Alito did not disclose the name of his benefactor, and White House officials could not immediately provide the identity. The oil company stock raised the value of Alito’s holdings at the end of 2004 to between $615,000 and $1.6 million. Five years earlier, his disclosure form valued his holdings at between $455,000 and $1.17 million.
O’Connor, whom Alito would replace, listed holdings worth between $2.7 million and nearly $6 million in her 2004 disclosure statement.
Alito’s mother, Rose, who will turn 91 in December, spent Monday fielding congratulatory telephone calls from her home in Hamilton, N.J., a Trenton suburb. “I’m so excited I can’t even express myself,” she said.

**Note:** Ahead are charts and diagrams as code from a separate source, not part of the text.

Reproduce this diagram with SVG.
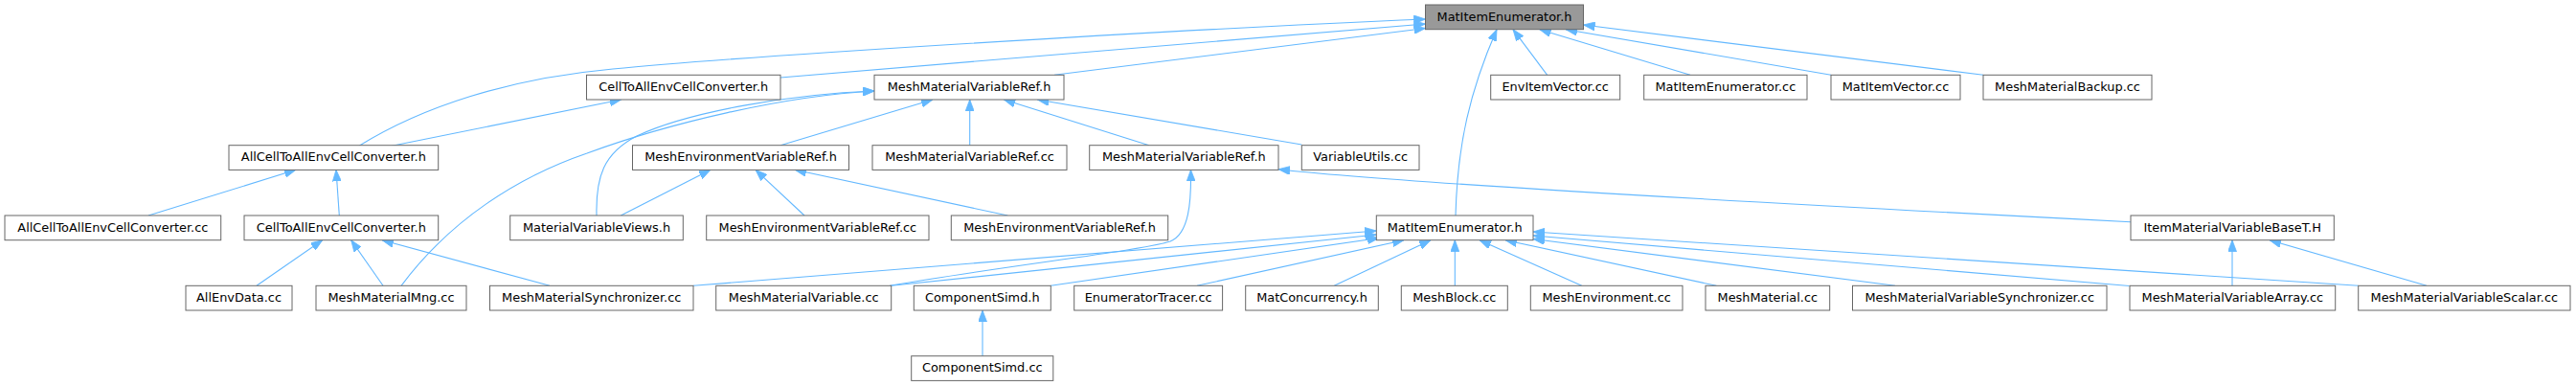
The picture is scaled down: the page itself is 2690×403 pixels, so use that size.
<svg xmlns="http://www.w3.org/2000/svg" width="2690" height="403" viewBox="0 0 2690 403">
<defs>
<style>
.n rect{fill:#fff;stroke:#666;stroke-width:1}
.n.cur rect{fill:#999}
.n text{font-family:"DejaVu Sans","Liberation Sans",sans-serif;font-size:12.9px;fill:#000;text-anchor:middle}
#edges path{fill:none;stroke:#63b8ff;stroke-width:1.1;marker-end:url(#ah)}
</style>
<marker id="ah" viewBox="0 0 12 9" refX="12" refY="4.5" markerWidth="12" markerHeight="9" markerUnits="userSpaceOnUse" orient="auto">
<path d="M0,0 L12,4.5 L0,9 z" fill="#63b8ff" stroke="#63b8ff" stroke-width="0.8"/>
</marker>
</defs>
<rect width="2690" height="403" fill="#fff"/>
<g id="edges">
<path d="M375,152.3 C440,112 530,82 640,72 C760,60 1200,32 1488.5,20"/>
<path d="M815,81 L1488.5,25"/>
<path d="M1101,78.3 L1488.5,29.5"/>
<path d="M1520,225 C1522,150 1535,95 1563,30.7"/>
<path d="M1615.7,78.3 L1580,30.7"/>
<path d="M1765,78.3 L1607.7,30.7"/>
<path d="M1912,78.3 L1635,30.7"/>
<path d="M2071,78.3 L1653.5,26"/>
<path d="M815,151.7 L974,104"/>
<path d="M1012.7,151.7 L1012.7,104"/>
<path d="M1200,151.7 L1048.3,104"/>
<path d="M1359.3,151 L1083.3,104"/>
<path d="M623,225 C622,185 630,160 665,142 C720,116 830,98 913,95"/>
<path d="M419,298.3 C470,230 540,185 613,160 C700,128 820,100 913,95"/>
<path d="M648.3,225 L742,177.3"/>
<path d="M840,225 L789,177.3"/>
<path d="M1052.3,225 L830,177.3"/>
<path d="M929,298.3 C1060,276 1190,262 1222,252 C1242,244 1244,210 1243.5,177.3"/>
<path d="M2225,231.7 C1800,210 1450,190 1335,176.7"/>
<path d="M409.3,152.3 L648.7,104"/>
<path d="M155,225 L309,177.3"/>
<path d="M354.3,225 L351,177.3"/>
<path d="M268,298.3 L336.7,250.7"/>
<path d="M400,298.3 L366.7,250.7"/>
<path d="M574,298.3 L399,250.7"/>
<path d="M724,298.3 L1437.3,241"/>
<path d="M930.7,298.3 L1437.3,245"/>
<path d="M1097.3,298.3 L1440,248.5"/>
<path d="M1250,298.3 L1466,250.7"/>
<path d="M1393.3,298.3 L1494,250.7"/>
<path d="M1519.3,298.3 L1519.3,250.7"/>
<path d="M1651.7,298.3 L1545,250.7"/>
<path d="M1792.3,298.3 L1572,250.7"/>
<path d="M1979,298.3 L1601,249.5"/>
<path d="M2223.5,298.5 L1601,246"/>
<path d="M2462.7,298.3 L1601,242"/>
<path d="M2331,298.3 L2331,250.7"/>
<path d="M2534,298.3 L2370,250.7"/>
<path d="M1026,371.7 L1026,324"/>
</g>
<g id="n_T" class="n cur"><rect x="1488.5" y="5" width="165" height="25.7"/><text x="1571" y="21.7">MatItemEnumerator.h</text></g>
<g id="n_C1" class="n"><rect x="612.5" y="78.3" width="202.5" height="25.7"/><text x="713.75" y="95">CellToAllEnvCellConverter.h</text></g>
<g id="n_M1" class="n"><rect x="913" y="78.3" width="198" height="25.7"/><text x="1012" y="95">MeshMaterialVariableRef.h</text></g>
<g id="n_EIV" class="n"><rect x="1556.7" y="78.3" width="135" height="25.7"/><text x="1624.2" y="95">EnvItemVector.cc</text></g>
<g id="n_MIEcc" class="n"><rect x="1716.7" y="78.3" width="170.3" height="25.7"/><text x="1801.85" y="95">MatItemEnumerator.cc</text></g>
<g id="n_MIV" class="n"><rect x="1912" y="78.3" width="135" height="25.7"/><text x="1979.5" y="95">MatItemVector.cc</text></g>
<g id="n_MMB" class="n"><rect x="2071" y="78.3" width="176" height="25.7"/><text x="2159" y="95">MeshMaterialBackup.cc</text></g>
<g id="n_A1" class="n"><rect x="239" y="151.7" width="218.7" height="25.7"/><text x="348.35" y="168.4">AllCellToAllEnvCellConverter.h</text></g>
<g id="n_E1" class="n"><rect x="660.5" y="151.7" width="226" height="25.7"/><text x="773.5" y="168.4">MeshEnvironmentVariableRef.h</text></g>
<g id="n_MMVRcc" class="n"><rect x="911" y="151.7" width="203" height="25.7"/><text x="1012.5" y="168.4">MeshMaterialVariableRef.cc</text></g>
<g id="n_M2" class="n"><rect x="1137.7" y="151.7" width="197.3" height="25.7"/><text x="1236.35" y="168.4">MeshMaterialVariableRef.h</text></g>
<g id="n_VU" class="n"><rect x="1359.3" y="151.7" width="122.7" height="25.7"/><text x="1420.65" y="168.4">VariableUtils.cc</text></g>
<g id="n_A1cc" class="n"><rect x="5" y="225" width="225.7" height="25.7"/><text x="117.85" y="241.7">AllCellToAllEnvCellConverter.cc</text></g>
<g id="n_C2" class="n"><rect x="255" y="225" width="202.7" height="25.7"/><text x="356.35" y="241.7">CellToAllEnvCellConverter.h</text></g>
<g id="n_MVV" class="n"><rect x="532.7" y="225" width="180.6" height="25.7"/><text x="623" y="241.7">MaterialVariableViews.h</text></g>
<g id="n_MEVRcc" class="n"><rect x="737.7" y="225" width="232.3" height="25.7"/><text x="853.85" y="241.7">MeshEnvironmentVariableRef.cc</text></g>
<g id="n_E2" class="n"><rect x="993.3" y="225" width="226.4" height="25.7"/><text x="1106.5" y="241.7">MeshEnvironmentVariableRef.h</text></g>
<g id="n_T2" class="n"><rect x="1437.3" y="225" width="163.7" height="25.7"/><text x="1519.15" y="241.7">MatItemEnumerator.h</text></g>
<g id="n_I" class="n"><rect x="2225" y="225" width="212.3" height="25.7"/><text x="2331.15" y="241.7">ItemMaterialVariableBaseT.H</text></g>
<g id="n_AED" class="n"><rect x="194" y="298.3" width="111" height="25.7"/><text x="249.5" y="315">AllEnvData.cc</text></g>
<g id="n_MMM" class="n"><rect x="330" y="298.3" width="157" height="25.7"/><text x="408.5" y="315">MeshMaterialMng.cc</text></g>
<g id="n_MMS" class="n"><rect x="511.5" y="298.3" width="212.5" height="25.7"/><text x="617.75" y="315">MeshMaterialSynchronizer.cc</text></g>
<g id="n_MMV" class="n"><rect x="747.7" y="298.3" width="183" height="25.7"/><text x="839.2" y="315">MeshMaterialVariable.cc</text></g>
<g id="n_CSh" class="n"><rect x="954.3" y="298.3" width="143" height="25.7"/><text x="1025.8" y="315">ComponentSimd.h</text></g>
<g id="n_ET" class="n"><rect x="1121.7" y="298.3" width="154.9" height="25.7"/><text x="1199.15" y="315">EnumeratorTracer.cc</text></g>
<g id="n_MC" class="n"><rect x="1300.7" y="298.3" width="138.6" height="25.7"/><text x="1370" y="315">MatConcurrency.h</text></g>
<g id="n_MB" class="n"><rect x="1463.3" y="298.3" width="111" height="25.7"/><text x="1518.8" y="315">MeshBlock.cc</text></g>
<g id="n_ME" class="n"><rect x="1598.3" y="298.3" width="158.7" height="25.7"/><text x="1677.65" y="315">MeshEnvironment.cc</text></g>
<g id="n_MM" class="n"><rect x="1781" y="298.3" width="129.7" height="25.7"/><text x="1845.85" y="315">MeshMaterial.cc</text></g>
<g id="n_MMVS" class="n"><rect x="1934.5" y="298.3" width="265.5" height="25.7"/><text x="2067.25" y="315">MeshMaterialVariableSynchronizer.cc</text></g>
<g id="n_MMVA" class="n"><rect x="2224" y="298.3" width="214.7" height="25.7"/><text x="2331.35" y="315">MeshMaterialVariableArray.cc</text></g>
<g id="n_MMVSc" class="n"><rect x="2462.7" y="298.3" width="221.3" height="25.7"/><text x="2573.35" y="315">MeshMaterialVariableScalar.cc</text></g>
<g id="n_CScc" class="n"><rect x="951.7" y="371.7" width="148.1" height="25.7"/><text x="1025.75" y="388.4">ComponentSimd.cc</text></g>
</svg>
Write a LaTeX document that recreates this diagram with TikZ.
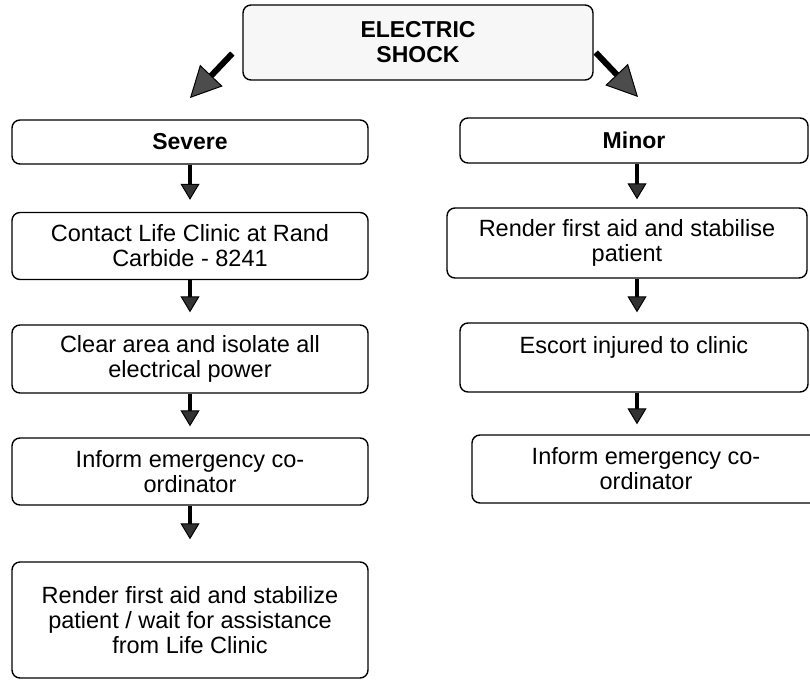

More blunt than her son might wish, she said, “I think he was upset that he didn’t get there in the first shot, that Miers got it.” That was a reference to Bush’s choice of Harriet Miers, since withdrawn.
‘Of course he’s against abortion’
If confirmed, Alito would be the fifth Catholic on the Supreme Court. “Of course he’s against abortion,” his mother said, another comment supporters in Washington might wish she’d held back.
On the bench, Alito is known to be probing, but more polite than the often-caustic Scalia.
Among his noteworthy appeals court opinions was his lone dissent in the 1991 case of Planned Parenthood v. Casey, in which the 3rd Circuit struck down a Pennsylvania law that included a provision requiring women seeking abortions to notify their spouses.
In 2000, though, Alito joined the majority that found a New Jersey law banning late-term abortions unconstitutional. In his concurring opinion, Alito said the Supreme Court required such a ban to include an exception if the mother’s health was endangered.
The Supreme Court, in a 6-3 ruling, struck down the spousal notification, but Chief Justice William Rehnquist quoted from Alito’s opinion in his dissent.
Former appellate judge Timothy Lewis, who served with Alito, has ideological differences with him but believes he would be a good justice.
“There is nobody that I believe would give my case a more fair and balanced treatment,” Lewis said. “He’s open-minded, he’s fair and he’s balanced.”
In a May 2005 profile in The Newark Star-Ledger, Alito said, “Most of the labels people use to talk about judges, and the way judges decide (cases) aren’t too descriptive. ... Judges should be judges. They shouldn’t be legislators, they shouldn’t be administrators.”